• [SUPPLIED INFORMATION]
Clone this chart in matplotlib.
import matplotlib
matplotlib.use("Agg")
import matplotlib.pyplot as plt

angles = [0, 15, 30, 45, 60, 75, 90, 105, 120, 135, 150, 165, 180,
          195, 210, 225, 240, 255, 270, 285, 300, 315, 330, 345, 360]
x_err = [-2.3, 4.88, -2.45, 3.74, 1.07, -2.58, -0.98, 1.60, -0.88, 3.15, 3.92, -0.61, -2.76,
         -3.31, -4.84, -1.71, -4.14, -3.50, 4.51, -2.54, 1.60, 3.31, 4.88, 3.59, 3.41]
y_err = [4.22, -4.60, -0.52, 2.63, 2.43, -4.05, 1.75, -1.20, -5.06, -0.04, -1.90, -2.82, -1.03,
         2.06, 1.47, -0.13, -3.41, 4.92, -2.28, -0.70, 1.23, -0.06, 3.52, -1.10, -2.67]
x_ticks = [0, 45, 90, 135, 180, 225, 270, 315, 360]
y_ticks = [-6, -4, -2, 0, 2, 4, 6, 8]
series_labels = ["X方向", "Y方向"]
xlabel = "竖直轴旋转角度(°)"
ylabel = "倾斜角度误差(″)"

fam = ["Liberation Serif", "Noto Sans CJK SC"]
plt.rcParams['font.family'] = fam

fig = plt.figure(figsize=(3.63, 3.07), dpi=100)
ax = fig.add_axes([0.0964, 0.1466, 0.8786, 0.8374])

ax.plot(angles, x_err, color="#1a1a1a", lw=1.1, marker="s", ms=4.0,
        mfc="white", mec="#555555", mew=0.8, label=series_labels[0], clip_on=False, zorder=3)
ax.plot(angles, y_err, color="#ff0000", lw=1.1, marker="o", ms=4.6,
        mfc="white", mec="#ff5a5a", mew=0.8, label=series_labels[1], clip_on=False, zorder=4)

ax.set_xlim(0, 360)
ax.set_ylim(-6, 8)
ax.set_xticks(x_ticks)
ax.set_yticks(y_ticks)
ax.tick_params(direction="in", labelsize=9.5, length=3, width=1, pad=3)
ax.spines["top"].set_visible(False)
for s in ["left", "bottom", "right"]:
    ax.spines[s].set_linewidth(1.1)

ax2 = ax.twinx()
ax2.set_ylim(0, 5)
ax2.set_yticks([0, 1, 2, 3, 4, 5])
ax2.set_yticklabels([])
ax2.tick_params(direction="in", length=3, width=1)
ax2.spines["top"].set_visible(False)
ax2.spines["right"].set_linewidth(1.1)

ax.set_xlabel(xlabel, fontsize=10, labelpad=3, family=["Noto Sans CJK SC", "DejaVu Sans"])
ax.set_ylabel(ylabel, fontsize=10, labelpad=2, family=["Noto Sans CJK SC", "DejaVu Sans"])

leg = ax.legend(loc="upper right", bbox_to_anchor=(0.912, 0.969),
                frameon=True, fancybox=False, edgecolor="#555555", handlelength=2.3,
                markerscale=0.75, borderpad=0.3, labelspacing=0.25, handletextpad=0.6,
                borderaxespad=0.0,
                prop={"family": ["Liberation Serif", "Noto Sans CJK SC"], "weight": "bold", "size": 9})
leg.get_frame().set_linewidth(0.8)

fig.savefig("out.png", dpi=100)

• [WRITTEN EXERCISE] Take the listing above and write it out again exactly.

• [EXERCISE RESPONSE]
Clone this chart in matplotlib.
import matplotlib
matplotlib.use("Agg")
import matplotlib.pyplot as plt

angles = [0, 15, 30, 45, 60, 75, 90, 105, 120, 135, 150, 165, 180,
          195, 210, 225, 240, 255, 270, 285, 300, 315, 330, 345, 360]
x_err = [-2.3, 4.88, -2.45, 3.74, 1.07, -2.58, -0.98, 1.60, -0.88, 3.15, 3.92, -0.61, -2.76,
         -3.31, -4.84, -1.71, -4.14, -3.50, 4.51, -2.54, 1.60, 3.31, 4.88, 3.59, 3.41]
y_err = [4.22, -4.60, -0.52, 2.63, 2.43, -4.05, 1.75, -1.20, -5.06, -0.04, -1.90, -2.82, -1.03,
         2.06, 1.47, -0.13, -3.41, 4.92, -2.28, -0.70, 1.23, -0.06, 3.52, -1.10, -2.67]
x_ticks = [0, 45, 90, 135, 180, 225, 270, 315, 360]
y_ticks = [-6, -4, -2, 0, 2, 4, 6, 8]
series_labels = ["X方向", "Y方向"]
xlabel = "竖直轴旋转角度(°)"
ylabel = "倾斜角度误差(″)"

fam = ["Liberation Serif", "Noto Sans CJK SC"]
plt.rcParams['font.family'] = fam

fig = plt.figure(figsize=(3.63, 3.07), dpi=100)
ax = fig.add_axes([0.0964, 0.1466, 0.8786, 0.8374])

ax.plot(angles, x_err, color="#1a1a1a", lw=1.1, marker="s", ms=4.0,
        mfc="white", mec="#555555", mew=0.8, label=series_labels[0], clip_on=False, zorder=3)
ax.plot(angles, y_err, color="#ff0000", lw=1.1, marker="o", ms=4.6,
        mfc="white", mec="#ff5a5a", mew=0.8, label=series_labels[1], clip_on=False, zorder=4)

ax.set_xlim(0, 360)
ax.set_ylim(-6, 8)
ax.set_xticks(x_ticks)
ax.set_yticks(y_ticks)
ax.tick_params(direction="in", labelsize=9.5, length=3, width=1, pad=3)
ax.spines["top"].set_visible(False)
for s in ["left", "bottom", "right"]:
    ax.spines[s].set_linewidth(1.1)

ax2 = ax.twinx()
ax2.set_ylim(0, 5)
ax2.set_yticks([0, 1, 2, 3, 4, 5])
ax2.set_yticklabels([])
ax2.tick_params(direction="in", length=3, width=1)
ax2.spines["top"].set_visible(False)
ax2.spines["right"].set_linewidth(1.1)

ax.set_xlabel(xlabel, fontsize=10, labelpad=3, family=["Noto Sans CJK SC", "DejaVu Sans"])
ax.set_ylabel(ylabel, fontsize=10, labelpad=2, family=["Noto Sans CJK SC", "DejaVu Sans"])

leg = ax.legend(loc="upper right", bbox_to_anchor=(0.912, 0.969),
                frameon=True, fancybox=False, edgecolor="#555555", handlelength=2.3,
                markerscale=0.75, borderpad=0.3, labelspacing=0.25, handletextpad=0.6,
                borderaxespad=0.0,
                prop={"family": ["Liberation Serif", "Noto Sans CJK SC"], "weight": "bold", "size": 9})
leg.get_frame().set_linewidth(0.8)

fig.savefig("out.png", dpi=100)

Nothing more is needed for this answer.